One form of polka that I have not quite come to feel comfortable with is the Polka mass, which seem very popular in where I live. I think it is the “Oom-pah” style that is prominent here that seems disturbing to me in a church service. However, that sound I find is not common in all polka performers, so it might be the genre.
Some well-known polka performers:
Six Fat Dutchman who are noted for the “Oom-pah” sound, which originated in from Germany and Czechoslovakia.
Frank Yankovic known as America’s Polka King. He grew up in Sloven-Italian section of Collinwood on the east side of Cleveland, Ohio. In the battle of the Bulge, Frank nearly froze when he was separated from his unit and his hands were badly frostbitten. Doctors wanted to amputate but he wouldn’t let them do it. The polka world would have lost and important player if he had.

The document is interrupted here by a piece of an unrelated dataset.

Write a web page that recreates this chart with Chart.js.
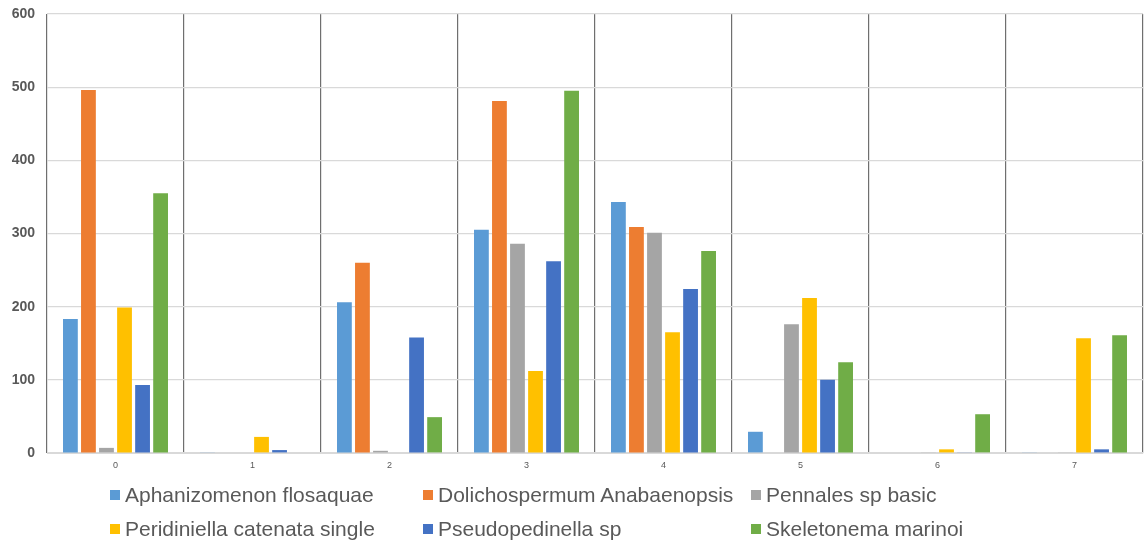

Bobby Vinton who was largely a crooner was also known as the “Polish Prince” and worked in number genres of music, including polka.
Lawrence Welk was a German-American performer who came from South Dakota. He had a career on Television for many years. Best know for his Champaign music.
Liberace who also had a very popular TV show for a long time. He was a showman and piano player. Although he did not specialize in polka, the Beer Barrel Polka was his signature song.